* What is needed: Gather up every line that includes the string "this".

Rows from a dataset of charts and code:

## Start

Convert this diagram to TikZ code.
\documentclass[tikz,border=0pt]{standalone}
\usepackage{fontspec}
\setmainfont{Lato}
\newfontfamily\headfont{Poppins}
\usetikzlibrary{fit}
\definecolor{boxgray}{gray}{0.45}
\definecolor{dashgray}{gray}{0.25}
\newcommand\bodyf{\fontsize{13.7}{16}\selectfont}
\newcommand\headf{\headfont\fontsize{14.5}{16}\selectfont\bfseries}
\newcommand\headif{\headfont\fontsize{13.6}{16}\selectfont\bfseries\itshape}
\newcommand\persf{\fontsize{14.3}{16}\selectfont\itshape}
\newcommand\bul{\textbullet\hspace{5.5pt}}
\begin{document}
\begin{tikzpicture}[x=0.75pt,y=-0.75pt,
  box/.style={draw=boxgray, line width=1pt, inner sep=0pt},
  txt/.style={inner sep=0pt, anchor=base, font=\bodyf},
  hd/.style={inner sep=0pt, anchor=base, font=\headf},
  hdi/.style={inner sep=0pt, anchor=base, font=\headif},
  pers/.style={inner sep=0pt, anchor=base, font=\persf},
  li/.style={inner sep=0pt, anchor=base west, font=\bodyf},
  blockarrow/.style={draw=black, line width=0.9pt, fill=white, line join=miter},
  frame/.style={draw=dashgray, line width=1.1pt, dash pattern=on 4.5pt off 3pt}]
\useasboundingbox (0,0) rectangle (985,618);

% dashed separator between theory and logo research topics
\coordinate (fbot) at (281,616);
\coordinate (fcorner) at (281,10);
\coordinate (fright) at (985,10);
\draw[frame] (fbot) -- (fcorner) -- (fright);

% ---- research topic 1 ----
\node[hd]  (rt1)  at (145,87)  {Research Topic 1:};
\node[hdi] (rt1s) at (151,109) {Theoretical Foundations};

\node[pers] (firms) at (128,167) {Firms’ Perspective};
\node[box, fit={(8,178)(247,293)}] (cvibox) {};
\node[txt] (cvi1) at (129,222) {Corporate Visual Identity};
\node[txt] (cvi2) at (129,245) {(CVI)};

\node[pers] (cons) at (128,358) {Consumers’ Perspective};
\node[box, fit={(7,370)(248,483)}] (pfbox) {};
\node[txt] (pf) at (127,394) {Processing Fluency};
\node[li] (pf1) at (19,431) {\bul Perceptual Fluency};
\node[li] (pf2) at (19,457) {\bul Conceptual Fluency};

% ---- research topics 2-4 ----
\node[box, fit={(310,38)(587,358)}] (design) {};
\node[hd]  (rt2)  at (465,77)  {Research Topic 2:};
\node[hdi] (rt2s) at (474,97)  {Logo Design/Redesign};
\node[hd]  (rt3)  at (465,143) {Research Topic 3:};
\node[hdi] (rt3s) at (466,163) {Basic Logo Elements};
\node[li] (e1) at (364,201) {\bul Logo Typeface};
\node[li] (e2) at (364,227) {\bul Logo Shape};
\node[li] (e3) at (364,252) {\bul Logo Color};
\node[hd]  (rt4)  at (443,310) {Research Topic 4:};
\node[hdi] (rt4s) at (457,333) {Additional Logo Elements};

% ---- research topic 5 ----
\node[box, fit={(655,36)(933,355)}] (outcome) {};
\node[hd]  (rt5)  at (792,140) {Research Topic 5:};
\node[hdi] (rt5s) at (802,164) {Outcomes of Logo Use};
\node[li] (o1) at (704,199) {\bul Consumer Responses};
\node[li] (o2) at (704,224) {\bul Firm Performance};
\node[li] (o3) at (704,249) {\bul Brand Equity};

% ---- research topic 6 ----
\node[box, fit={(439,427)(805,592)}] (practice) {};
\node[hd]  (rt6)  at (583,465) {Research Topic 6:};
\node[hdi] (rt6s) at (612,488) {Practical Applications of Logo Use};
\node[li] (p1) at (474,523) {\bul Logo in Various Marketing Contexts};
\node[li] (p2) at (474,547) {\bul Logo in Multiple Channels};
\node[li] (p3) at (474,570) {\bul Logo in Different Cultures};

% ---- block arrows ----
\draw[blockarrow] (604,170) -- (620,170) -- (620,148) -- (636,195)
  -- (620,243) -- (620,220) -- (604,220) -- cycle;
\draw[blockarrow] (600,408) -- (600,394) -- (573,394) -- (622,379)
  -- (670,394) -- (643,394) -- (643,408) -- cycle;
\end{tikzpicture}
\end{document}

## End
## Start

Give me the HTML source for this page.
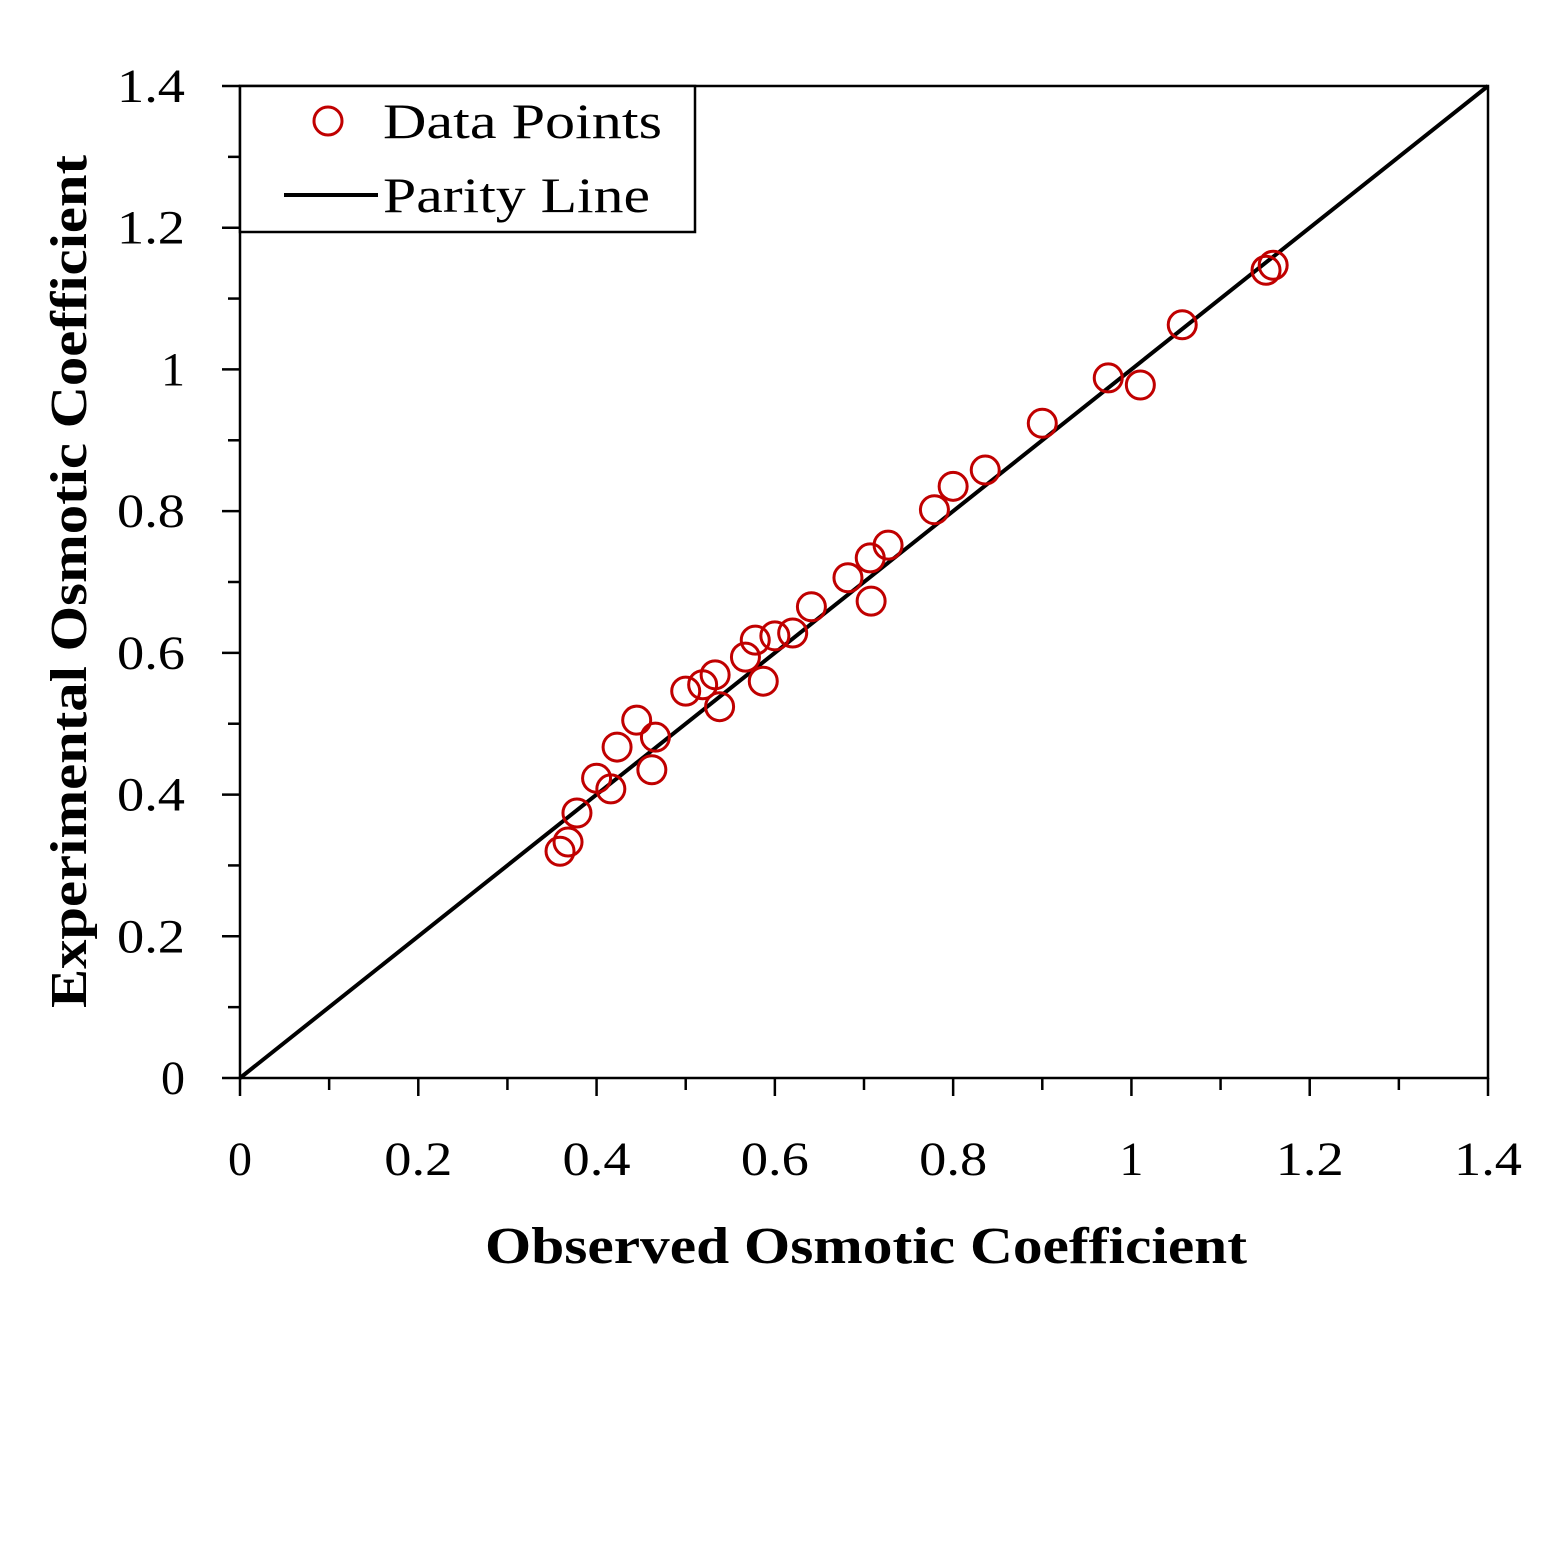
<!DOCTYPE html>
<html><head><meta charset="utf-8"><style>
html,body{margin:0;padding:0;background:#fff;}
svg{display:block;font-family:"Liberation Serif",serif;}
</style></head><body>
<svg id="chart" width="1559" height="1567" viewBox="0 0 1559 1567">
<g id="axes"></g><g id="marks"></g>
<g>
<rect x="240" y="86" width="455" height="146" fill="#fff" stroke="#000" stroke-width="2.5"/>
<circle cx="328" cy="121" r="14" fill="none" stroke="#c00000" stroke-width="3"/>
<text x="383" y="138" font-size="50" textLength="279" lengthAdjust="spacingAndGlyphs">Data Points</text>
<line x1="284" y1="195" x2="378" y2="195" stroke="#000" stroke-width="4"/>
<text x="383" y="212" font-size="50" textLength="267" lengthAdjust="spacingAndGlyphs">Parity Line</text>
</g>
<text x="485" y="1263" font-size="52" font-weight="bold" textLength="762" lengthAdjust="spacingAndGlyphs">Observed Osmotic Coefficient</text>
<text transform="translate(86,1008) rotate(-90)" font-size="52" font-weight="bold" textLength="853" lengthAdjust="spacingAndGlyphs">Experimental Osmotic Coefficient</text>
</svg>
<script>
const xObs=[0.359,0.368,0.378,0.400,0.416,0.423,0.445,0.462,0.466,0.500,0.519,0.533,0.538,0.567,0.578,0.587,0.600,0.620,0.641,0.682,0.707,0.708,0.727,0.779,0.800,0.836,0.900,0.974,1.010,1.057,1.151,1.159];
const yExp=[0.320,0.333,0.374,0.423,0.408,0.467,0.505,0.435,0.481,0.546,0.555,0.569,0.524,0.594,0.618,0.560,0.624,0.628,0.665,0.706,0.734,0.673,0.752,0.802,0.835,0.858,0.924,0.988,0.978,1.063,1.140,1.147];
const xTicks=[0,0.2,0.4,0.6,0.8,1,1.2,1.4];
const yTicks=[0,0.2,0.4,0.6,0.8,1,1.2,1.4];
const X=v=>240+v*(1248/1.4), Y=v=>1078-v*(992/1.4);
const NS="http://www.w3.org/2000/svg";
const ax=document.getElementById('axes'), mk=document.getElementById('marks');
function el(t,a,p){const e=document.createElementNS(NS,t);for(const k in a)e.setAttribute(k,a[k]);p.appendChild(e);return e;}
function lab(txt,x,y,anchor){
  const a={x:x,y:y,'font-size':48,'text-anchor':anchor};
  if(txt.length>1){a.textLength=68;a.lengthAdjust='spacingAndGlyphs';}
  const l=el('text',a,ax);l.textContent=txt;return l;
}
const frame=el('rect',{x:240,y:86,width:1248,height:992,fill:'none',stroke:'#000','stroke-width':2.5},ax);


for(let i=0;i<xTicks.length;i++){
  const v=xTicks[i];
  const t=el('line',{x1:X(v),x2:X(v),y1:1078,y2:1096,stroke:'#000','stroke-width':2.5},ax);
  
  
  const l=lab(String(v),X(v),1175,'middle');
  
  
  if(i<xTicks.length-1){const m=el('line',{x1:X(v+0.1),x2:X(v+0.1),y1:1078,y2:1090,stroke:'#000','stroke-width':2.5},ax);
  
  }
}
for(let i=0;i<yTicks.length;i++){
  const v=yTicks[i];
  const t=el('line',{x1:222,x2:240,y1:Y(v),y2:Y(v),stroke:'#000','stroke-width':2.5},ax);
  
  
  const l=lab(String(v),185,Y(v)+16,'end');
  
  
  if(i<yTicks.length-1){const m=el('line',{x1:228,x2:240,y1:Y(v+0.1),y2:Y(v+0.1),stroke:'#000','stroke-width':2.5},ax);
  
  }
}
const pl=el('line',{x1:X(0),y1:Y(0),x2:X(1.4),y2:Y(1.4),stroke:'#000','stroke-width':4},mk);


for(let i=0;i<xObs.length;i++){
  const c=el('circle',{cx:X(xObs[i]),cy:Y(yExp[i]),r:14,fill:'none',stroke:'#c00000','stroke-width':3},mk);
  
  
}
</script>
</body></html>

## End

* Completed task:
Convert this diagram to TikZ code.
Give me the HTML source for this page.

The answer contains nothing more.